Delaware Court Narrows Diamond Fortress Technologies’ Crypto-Patent Fight, Dismisses Most Claims

Wellermen Image Court Slaps Diamond Fortress in Crypto Patent Feud

Delaware’s Superior Court just threw out Diamond Fortress Technologies’ sweeping claims against a former partner, ruling that most of the allegations fail as a matter of law. The decision narrows a bitter dispute over proprietary scanning technology that was once pitched as a blockchain-authenticated identity solution, sending a clear signal that state judges will not let thin contract theories masquerade as billion-dollar crypto plays.

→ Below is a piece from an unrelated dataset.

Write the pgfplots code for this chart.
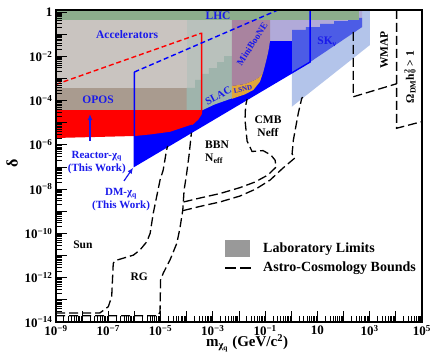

The fight began when Diamond Fortress and its founder Charles Hatcher accused a development partner of misappropriating source code, breaching nondisclosure terms, and secretly building a competing identity-verification platform that could have been monetized on decentralized networks. The plaintiffs framed the alleged theft as both a garden-variety business tort and a threat to future token or licensing revenue tied to their authentication patents. After discovery dragged on, the defendants moved for summary judgment, arguing that the core claims lacked admissible evidence of use or damages directly linked to any blockchain deployment.

Judges ultimately sided with the defense on nearly every count, dismissing the misappropriation and unfair-competition theories for want of proof that the contested code ever reached a live network or generated measurable crypto-linked revenue. Breach-of-contract claims survived only in narrow form, limited to ordinary commercial damages rather than speculative token valuations. The court made clear that Delaware will not stretch common-law doctrines to cover hypothetical decentralized-finance windfalls without concrete transactional records.

In plain terms, the ruling tells founders that simply waving the words “blockchain” or “DeFi monetization” will not rescue weak evidence packages. Contract and IP claims still matter, but judges now expect plaintiffs to produce wallet addresses, on-chain logs, or executed token agreements before letting juries price lost crypto opportunities.

For the market, the decision quietly tightens the litigation risk around early-stage identity protocols that rely on trade-secret protection rather than issued patents. Projects eyeing Delaware courts for enforcement will face higher evidentiary bars, pushing teams toward on-chain provenance tools and audited licensing deals instead of courtroom moonshots. Exchanges and DeFi protocols integrating such identity layers will likely demand stronger documentation of ownership before integrating tokens whose value hinges on disputed code.

Founders chasing courtroom validation for unproven crypto revenue models just got a colder reception.